A monitoração contínua da pressão intracraniana (PIC) em crianças, com hidrocefalia é uma forma de verificar a progressão da hidrocefalia e na detecção da obstrução do shunt (válvula de derivação).

A tomografia computadorizada (TC) pode ser considerada um meio simples e bastante confiável para avaliação da hidrocefalia. Demonstra nitidamente a posição e o tamanho dos ventrículos e do espaço subaracnóideo. No seguimento pós-operatório, é possível analisar a exata posição do cateter ventricular em crianças com derivação ventricular, determinar o tamanho dos ventrículos e discernir as causas de mau funcionamento da derivação. A ressonância magnética (RM) é um exame de imagem de alta qualidade, melhorando a precisão diagnóstica das patologias do sistema nervoso. Em relação à hidrocefalia, este exame possibilitou melhor definição das malformações congênitas associadas e o estudo das lesões obstrutivas das vias liquóricas. Uma das habilidades da RM é distinguir diferenças sutis entre densidade de substância branca e substância cinzenta, permitindo, desta forma, exibições de certas lesões antes reveladas só no momento da cirurgia ou na necrópsia.

Prognóstico

A partir dos anos 50, com a introdução de shunts reguladores por válvulas, o prognóstico para pacientes com hidrocefalia neonatal melhorou de forma crescente. As indicações de tratamento estão diretamente ligadas ao prognóstico do paciente.

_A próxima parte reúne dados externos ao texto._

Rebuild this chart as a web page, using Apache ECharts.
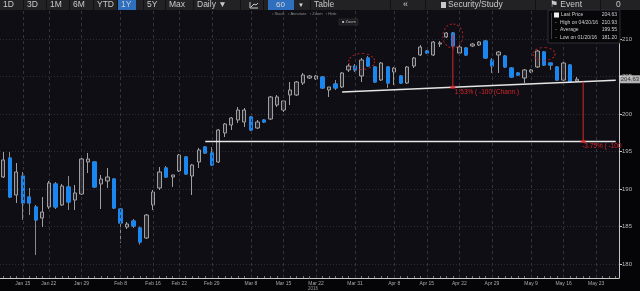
<!DOCTYPE html>
<html><head><meta charset="utf-8">
<script src="https://cdn.jsdelivr.net/npm/echarts@6/dist/echarts.min.js"></script>
<style>html,body{margin:0;padding:0;background:#050507;overflow:hidden}#c{width:640px;height:291px}</style>
</head><body><div id="c"></div>
<script>
// ---------- data ----------
const dates = ['01-12','01-13','01-14','01-15','01-19','01-20','01-21','01-22','01-25','01-26','01-27','01-28','01-29',
'02-01','02-02','02-03','02-04','02-05','02-08','02-09','02-10','02-11','02-12','02-16','02-17','02-18','02-19','02-22','02-23','02-24','02-25','02-26','02-29',
'03-01','03-02','03-03','03-04','03-07','03-08','03-09','03-10','03-11','03-14','03-15','03-16','03-17','03-18','03-21','03-22','03-23','03-24','03-28','03-29','03-30','03-31',
'04-01','04-04','04-05','04-06','04-07','04-08','04-11','04-12','04-13','04-14','04-15','04-18','04-19','04-20','04-21','04-22','04-25','04-26','04-27','04-28','04-29',
'05-02','05-03','05-04','05-05','05-06','05-09','05-10','05-11','05-12','05-13','05-16','05-17','05-18',
'05-19','05-20','05-23','05-24','05-25','05-26'];
const open  = [191.60,194.13,189.20,191.73,188.93,187.60,186.13,187.60,190.67,187.87,190.27,188.53,189.33,193.60,193.60,190.67,191.07,191.33,187.33,184.93,185.73,184.80,183.47,187.87,190.13,192.80,191.60,192.40,194.27,191.73,193.60,195.60,194.80,193.60,197.47,198.53,199.20,198.93,199.60,198.13,199.20,199.33,201.20,200.53,202.53,202.53,204.13,204.80,204.67,204.93,203.20,204.00,203.60,205.87,206.40,205.07,207.47,206.27,204.53,206.27,205.60,205.07,204.13,206.40,207.87,208.40,207.87,209.33,210.27,210.80,208.13,208.80,209.07,209.20,209.73,207.20,207.87,207.73,206.13,205.47,204.80,205.60,206.27,208.27,206.80,206.27,204.53,206.53,204.40];
const high  = [194.93,194.93,193.47,192.27,190.13,187.87,188.93,191.07,190.93,190.67,191.73,190.53,194.13,194.80,193.73,191.87,192.80,191.47,187.47,185.60,186.00,185.00,186.67,189.87,192.93,193.07,191.90,194.67,194.40,193.33,195.47,195.73,195.60,198.00,198.80,199.60,200.93,200.80,199.73,199.20,199.33,202.40,202.53,201.73,204.27,204.40,205.47,205.20,205.20,205.07,203.60,204.53,205.60,206.67,206.67,207.47,207.73,206.40,206.93,206.40,206.27,205.20,206.40,207.60,209.20,208.53,209.73,209.73,210.93,210.93,209.20,208.93,209.47,209.73,209.87,207.47,208.40,207.87,206.27,205.60,206.00,206.00,208.53,208.40,206.80,206.40,206.93,206.67,204.93];
const low   = [191.47,188.80,188.13,185.87,186.53,181.20,184.93,187.33,187.33,187.73,187.20,187.20,189.20,192.13,190.13,187.33,190.13,187.33,182.80,184.67,184.80,182.60,183.33,187.20,189.87,191.47,190.27,192.27,191.87,189.20,192.80,194.67,193.07,193.47,196.93,197.87,198.80,198.27,197.73,198.00,198.80,199.20,200.93,200.27,201.20,202.40,203.87,204.67,204.53,203.33,202.27,203.20,203.47,205.60,205.60,204.27,206.27,204.13,204.40,203.47,203.87,204.00,204.00,206.13,207.73,208.00,207.73,208.93,210.13,208.80,207.87,207.73,208.93,209.07,207.33,205.47,205.47,206.13,204.80,205.07,204.13,205.47,206.13,206.40,205.87,204.40,204.40,204.13,204.27];
const close = [193.87,188.93,192.27,188.13,188.13,185.87,186.93,190.80,187.60,190.40,188.27,189.47,194.00,194.00,190.27,191.33,191.60,187.47,185.47,185.33,185.07,182.93,186.53,189.60,192.27,191.60,191.87,194.53,192.00,193.20,195.20,194.80,193.20,197.87,198.67,199.47,200.53,200.53,197.87,198.93,198.93,202.27,202.27,201.73,203.20,204.27,205.20,205.07,205.07,203.47,203.60,203.47,205.47,206.40,205.87,207.20,206.40,204.27,206.80,204.13,206.13,204.13,206.27,207.47,208.93,208.13,209.60,209.47,210.80,209.07,208.93,207.87,209.33,209.60,207.47,206.40,208.27,206.27,204.93,205.20,205.87,205.87,208.40,206.53,206.53,204.53,206.80,204.27,204.63];
const labelDates = ['01-15','01-22','01-29','02-08','02-16','02-22','02-29','03-08','03-15','03-22','03-31','04-08','04-15','04-22','04-29','05-09','05-16','05-23'];
const yTicks = [180,185,190,195,200,205,210];
// annotations (data space: [category index, price])
const trendLine   = [[52, 202.93],[94, 204.50]];
const supportLine = [[31, 196.33],[94, 196.33]];
const moveIdx  = [69, 89];
const moveText = ['1.53% ( -100 (Chann.)', '-3.75% ( -100'];
const circleAnn = [[55, 207.0],[69, 210.4],[83, 208.0]];
const toolbarItems = ['1D','3D','1M','6M','YTD','1Y','5Y','Max','Daily \u25BC'];

// ---------- helpers ----------
const MONTHS = ['Jan','Feb','Mar','Apr','May','Jun','Jul','Aug','Sep','Oct','Nov','Dec'];
const fmtDate = d => { const [m, dd] = d.split('-'); return MONTHS[+m - 1] + ' ' + (+dd); };
const slash = d => { const [m, dd] = d.split('-'); return m + '/' + dd + '/16'; };
const trendAt = i => { const [[x0,y0],[x1,y1]] = trendLine; return y0 + (y1 - y0) * (i - x0) / (x1 - x0); };
const n = close.length;
const candleData = dates.map((d,i) => i < n ? [open[i], close[i], low[i], high[i]] : '-');
const downBodies = dates.map((d,i) => (i < n && close[i] < open[i]) ? [open[i], close[i], close[i], open[i]] : '-');
const moveTop = [210.6, trendAt(moveIdx[1])];
const moveBot = [trendAt(moveIdx[0]), supportLine[0][1]];
const circleSizes = [[26,16],[20,24],[22,13]];
const RED = '#d8262a';
const FONT = '"Liberation Sans", Arial, sans-serif';

const chart = echarts.init(document.getElementById('c'));
const option = {
  animation: false,
  backgroundColor: '#050507',
  grid: { left: -2, right: 21, top: 10, bottom: 13, show: true, backgroundColor: '#0e0e14', borderWidth: 0 },
  xAxis: {
    type: 'category', data: dates, boundaryGap: true,
    axisLine: { show: true, lineStyle: { color: '#c8c8c8', width: 1 } },
    axisTick: { show: true, inside: true, length: 2, alignWithLabel: true, interval: 0, lineStyle: { color: '#777' } },
    axisLabel: { interval: (i, v) => labelDates.includes(v), formatter: fmtDate, color: '#aaa', fontSize: 5, margin: 3, fontFamily: FONT },
    splitLine: { show: false }
  },
  yAxis: {
    type: 'value', position: 'right', min: 178.1333, max: 213.8667, scale: true,
    axisLine: { show: true, lineStyle: { color: '#c8c8c8', width: 1 } },
    axisTick: { show: true, length: 3, customValues: yTicks, lineStyle: { color: '#c8c8c8' } },
    axisLabel: { customValues: yTicks, color: '#bbb', fontSize: 6, margin: 3, fontFamily: FONT },
    splitLine: { show: true, lineStyle: { color: '#2c2c34', type: [1, 2], width: 1 } }
  },
  series: [
    { // vertical dashed grid lines at labelled dates
      type: 'line', data: [], z: 1, silent: true,
      markLine: { silent: true, symbol: 'none', label: { show: false },
        lineStyle: { color: '#34343e', type: [3, 3], width: 1 },
        data: labelDates.map(d => ({ xAxis: d })) }
    },
    {
      type: 'candlestick', data: candleData, barWidth: '58%', z: 3,
      itemStyle: { color: '#28282e', color0: '#1a86f0', borderColor: '#a0a0a0', borderColor0: '#8a8a8a', borderWidth: 1 }
    },
    {
      type: 'candlestick', data: downBodies, barWidth: '58%', z: 4,
      itemStyle: { color: '#1a86f0', color0: '#1a86f0', borderColor: '#1a86f0', borderColor0: '#1a86f0', borderWidth: 1 }
    },
    { type: 'line', data: trendLine, symbol: 'none', z: 5, lineStyle: { color: '#e6e6e6', width: 1.5 } },
    { type: 'line', data: supportLine, symbol: 'none', z: 5, lineStyle: { color: '#e6e6e6', width: 1.5 } },
    ...moveIdx.map((ix, k) => ({
      type: 'line', data: [[ix, moveTop[k]], [ix, moveBot[k]]], symbol: 'none', z: 6,
      lineStyle: { color: RED, width: 1 }
    })),
    {
      type: 'scatter', z: 7, symbol: 'rect', symbolSize: [5, 3],
      itemStyle: { color: RED },
      data: moveIdx.map((ix, k) => [ix, moveBot[k]])
    },
    {
      type: 'scatter', z: 7, symbol: 'circle',
      symbolSize: (v, p) => circleSizes[p.dataIndex],
      itemStyle: { color: 'rgba(0,0,0,0)', borderColor: RED, borderWidth: 1, borderType: [2, 2] },
      data: circleAnn
    },
    {
      type: 'scatter', z: 8, symbolSize: 0,
      data: [{ value: [dates.length - 1, close[n - 1]],
        label: { show: true, position: 'right', distance: 4, formatter: close[n - 1].toFixed(2),
          backgroundColor: '#dedede', color: '#111', fontSize: 6, padding: [1, 1], fontFamily: FONT } }]
    }
  ]
};
chart.setOption(option);

// ---------- chrome: toolbar, legend box, move labels ----------
const maxH = Math.max(...high), minL = Math.min(...low);
const hiDate = dates[high.indexOf(maxH)], loDate = dates[low.indexOf(minL)];
const avg = close.reduce((a, b) => a + b, 0) / n;
const g = [];
moveIdx.forEach((ix, k) => {
  const p = chart.convertToPixel({ xAxisIndex: 0, yAxisIndex: 0 }, [ix, moveBot[k]]);
  g.push({ type: 'text', x: p[0] + (k === 0 ? 2 : -1), y: p[1] + 5, z: 90,
    style: { text: moveText[k], fill: RED, font: '6.5px ' + FONT, textVerticalAlign: 'middle' } });
});
g.push({ type: 'rect', shape: { x: 0, y: 0, width: 640, height: 10 }, style: { fill: '#222224' }, z: 100 });
const tbX = [3, 27, 50, 73, 97, 121, 147, 169, 197];
toolbarItems.forEach((t, i) => {
  if (t === '1Y') g.push({ type: 'rect', shape: { x: 117, y: 0, width: 19, height: 10 }, style: { fill: '#2f6fbf' }, z: 101 });
  g.push({ type: 'text', x: tbX[i], y: 5, z: 102, style: { text: t, fill: '#c9c9c9', font: '8.5px ' + FONT, textVerticalAlign: 'middle' } });
  g.push({ type: 'rect', shape: { x: tbX[i] - 4, y: 0, width: 1, height: 10 }, style: { fill: '#121214' }, z: 101 });
});
[240, 263, 310, 390, 425, 535, 600].forEach(x => g.push({ type: 'rect', shape: { x: x, y: 0, width: 1, height: 10 }, style: { fill: '#121214' }, z: 101 }));
g.push({ type: 'polyline', shape: { points: [[250, 2], [250, 8], [258, 8]] }, style: { stroke: '#c9c9c9', lineWidth: 1, fill: null }, z: 102 });
g.push({ type: 'polyline', shape: { points: [[251, 7], [254, 4], [256, 5], [258, 3]] }, style: { stroke: '#c9c9c9', lineWidth: 1, fill: null }, z: 102 });
g.push({ type: 'rect', shape: { x: 268, y: 0, width: 26, height: 10 }, style: { fill: '#2f6fbf' }, z: 101 });
g.push({ type: 'text', x: 276, y: 5, z: 102, style: { text: '60', fill: '#d8d8d8', font: '8px ' + FONT, textVerticalAlign: 'middle' } });
g.push({ type: 'text', x: 298, y: 5, z: 102, style: { text: '\u25BC', fill: '#d8d8d8', font: '6px ' + FONT, textVerticalAlign: 'middle' } });
g.push({ type: 'text', x: 314, y: 5, z: 102, style: { text: 'Table', fill: '#c9c9c9', font: '8.5px ' + FONT, textVerticalAlign: 'middle' } });
g.push({ type: 'text', x: 403, y: 5, z: 102, style: { text: '\u00AB', fill: '#c9c9c9', font: '9px ' + FONT, textVerticalAlign: 'middle' } });
g.push({ type: 'rect', shape: { x: 441, y: 2, width: 5, height: 6 }, style: { fill: '#c9c9c9' }, z: 102 });
g.push({ type: 'text', x: 448, y: 5, z: 102, style: { text: 'Security/Study', fill: '#c9c9c9', font: '8.5px ' + FONT, textVerticalAlign: 'middle' } });
g.push({ type: 'text', x: 550, y: 5, z: 102, style: { text: '\u2691 Event', fill: '#c9c9c9', font: '8.5px ' + FONT, textVerticalAlign: 'middle' } });
g.push({ type: 'text', x: 616, y: 5, z: 102, style: { text: '0', fill: '#c9c9c9', font: '8.5px ' + FONT, textVerticalAlign: 'middle' } });
// sub-toolbar tiny texts
g.push({ type: 'text', x: 272, y: 14, z: 102, style: { text: '\u25AB Stack   \u25AB Annotate   \u25AB Zoom   \u25AB Hide', fill: '#8a8a8a', font: '4px ' + FONT, textVerticalAlign: 'middle' } });
g.push({ type: 'rect', shape: { x: 339, y: 19, width: 19, height: 6 }, style: { fill: '#1c1c20', stroke: '#3a3a3a', lineWidth: 0.5 }, z: 101 });
g.push({ type: 'text', x: 342, y: 22, z: 102, style: { text: '\u25A0 Zoom', fill: '#bbb', font: '4px ' + FONT, textVerticalAlign: 'middle' } });
// legend box
g.push({ type: 'rect', shape: { x: 548, y: 10, width: 72, height: 33 }, style: { fill: '#07070a', stroke: '#2e2e34', lineWidth: 1 }, z: 100 });
const rows = [
  ['Last Price', close[n - 1].toFixed(2)],
  ['High on ' + slash(hiDate), maxH.toFixed(2)],
  ['Average', avg.toFixed(2)],
  ['Low on ' + slash(loDate), minL.toFixed(2)]
];
rows.forEach((r, i) => {
  const y = 15 + i * 7.5;
  if (i === 0) g.push({ type: 'rect', shape: { x: 554, y: y - 2.5, width: 5, height: 5 }, style: { fill: '#eee' }, z: 101 });
  else g.push({ type: 'text', x: 555, y: y, z: 101, style: { text: '-', fill: '#aaa', font: '5px ' + FONT, textVerticalAlign: 'middle' } });
  g.push({ type: 'text', x: i === 0 ? 561 : 560, y: y, z: 101, style: { text: r[0], fill: '#cfcfcf', font: '5px ' + FONT, textVerticalAlign: 'middle' } });
  g.push({ type: 'text', x: 617, y: y, z: 101, style: { text: r[1], fill: '#cfcfcf', font: '5px ' + FONT, textAlign: 'right', textVerticalAlign: 'middle' } });
});
g.push({ type: 'rect', shape: { x: 551, y: 13, width: 0.6, height: 26 }, style: { fill: '#666' }, z: 101 });
g.push({ type: 'text', x: 308, y: 289, z: 101, style: { text: '2016', fill: '#999', font: '4.5px ' + FONT, textVerticalAlign: 'middle' } });
chart.setOption({ graphic: g });
</script>
</body></html>
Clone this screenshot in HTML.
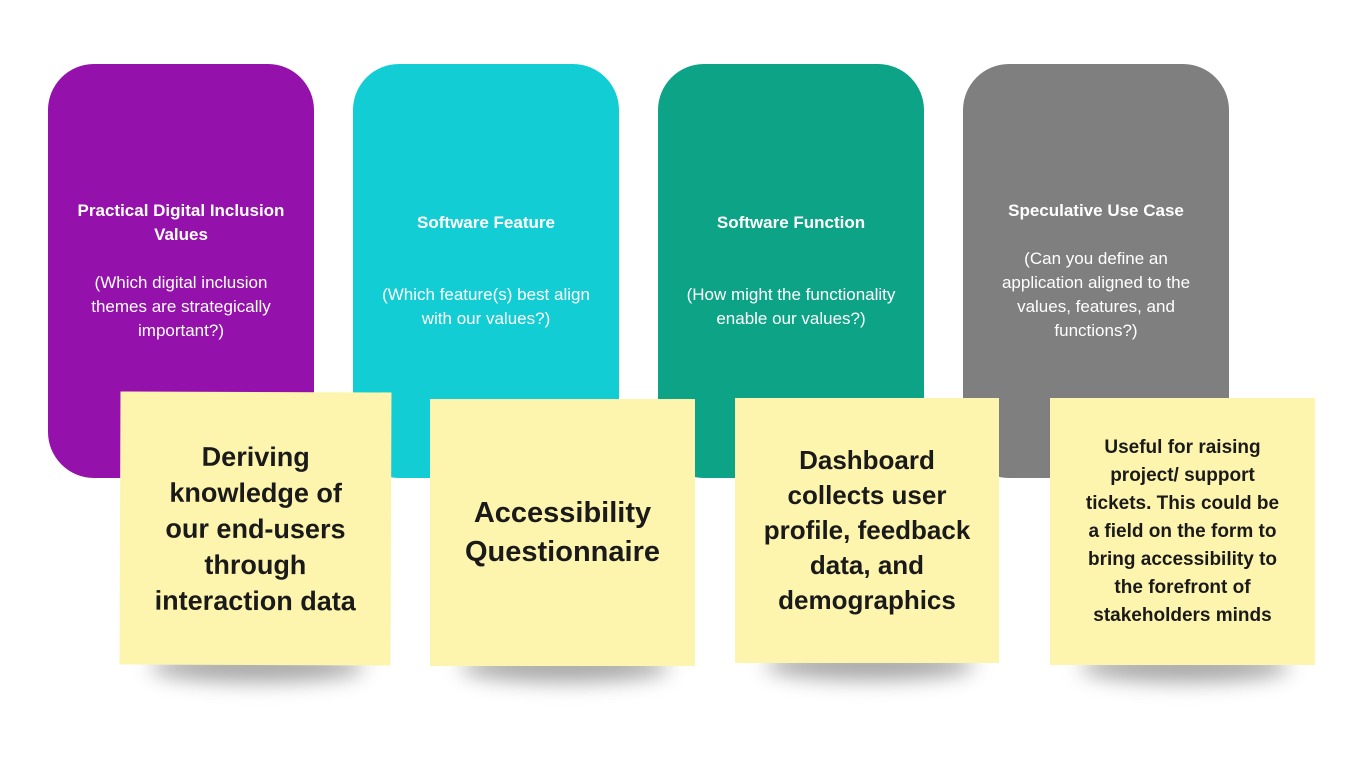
<!DOCTYPE html>
<html><head><meta charset="utf-8"><style>
body{margin:0;width:1372px;height:772px;background:#fff;position:relative;overflow:hidden;font-family:"Liberation Sans",sans-serif}
.card{position:absolute;top:64px;width:266px;height:414px;border-radius:46px;color:#fff;display:flex;align-items:center;justify-content:center;text-align:center;font-size:17px;line-height:24px;padding:0 22px;box-sizing:border-box}
.card b{display:block}
.note{position:absolute;background:#fdf5ae;display:flex;align-items:center;justify-content:center;text-align:center;font-weight:bold;color:#1a1a1a;box-sizing:border-box;padding:0 12px}
.sh{position:absolute;height:30px;border-radius:50%;background:rgba(0,0,0,0.35);filter:blur(10px)}
</style></head><body>
<div class="card" style="left:48px;background:#9511ab"><div><b>Practical Digital Inclusion Values</b><br>(Which digital inclusion themes are strategically important?)</div></div>
<div class="card" style="left:353px;background:#13cdd4"><div><b>Software Feature</b><br><br>(Which feature(s) best align with our values?)</div></div>
<div class="card" style="left:658px;background:#0ca386"><div><b>Software Function</b><br><br>(How might the functionality enable our values?)</div></div>
<div class="card" style="left:963px;background:#7f7f7f"><div><b>Speculative Use Case</b><br>(Can you define an application aligned to the values, features, and functions?)</div></div>

<div class="sh" style="left:150px;top:652px;width:215px"></div>
<div class="sh" style="left:460px;top:652px;width:210px"></div>
<div class="sh" style="left:765px;top:650px;width:210px"></div>
<div class="sh" style="left:1080px;top:652px;width:210px"></div>

<div class="note" style="left:120px;top:392px;width:271px;height:273px;font-size:27px;line-height:36px;transform:rotate(0.2deg)"><div>Deriving<br>knowledge of<br>our end-users<br>through<br>interaction data</div></div>
<div class="note" style="left:430px;top:399px;width:265px;height:267px;font-size:29px;line-height:39px"><div>Accessibility<br>Questionnaire</div></div>
<div class="note" style="left:735px;top:398px;width:264px;height:265px;font-size:26px;line-height:35px"><div>Dashboard<br>collects user<br>profile, feedback<br>data, and<br>demographics</div></div>
<div class="note" style="left:1050px;top:398px;width:265px;height:267px;font-size:19px;line-height:28px"><div>Useful for raising<br>project/ support<br>tickets. This could be<br>a field on the form to<br>bring accessibility to<br>the forefront of<br>stakeholders minds</div></div>
</body></html>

Deve-se considerar não apenas as probabilidades da sobrevida, como também a qualidade de vida que resultar do seu prolongamento. Há um certo consenso na literatura dos vários prognósticos das hidrocefalias congênitas sendo eles: a) a etiologia constitui o determinante maior no prognóstico do intelecto, das funções motoras, visuais e do comportamento; b) a infecção é o principal fator prognóstico agravante no curso do tratamento; c) não existe correlação entre a espessura do manto cortical e prognóstico; d) a precocidade do tratamento é importante na preservação das funções intelectuais das crianças.

O prognóstico de crianças hidrocefálicas neonatal é incerto devido ao não acompanhamento a longo prazo. Para o prognóstico a curto prazo, os autores dividem três grupos: 1) mau prognóstico de pacientes com hidrocefalia progressiva e evidência de lesão irreversível do cérebro ou de outros órgão importantes, sendo que as operações de derivação têm pouco a oferecer; 2) pacientes com hidrocefalia progressiva e pouca ou nenhuma evidência de lesão cerebral irreversível, com o prognóstico variando de acordo com a gravidade da hidrocefalia e com o sucesso ou o insucesso do tratamento. Nesse grupo, há um índice de 90%, com aproximadamente dois terços dos pacientes apresentando um quociente de inteligência de 75, ou mais; 3) pacientes com hidrocefalia confinada que, se houver déficits neurológicos, permanecem estáveis ou melhoram gradualmente, mas neste grupo, os paciente devem ser acompanhados com cuidado para que a hidrocefalia de “pressão normal” ou de progressão lenta possa ser eliminada.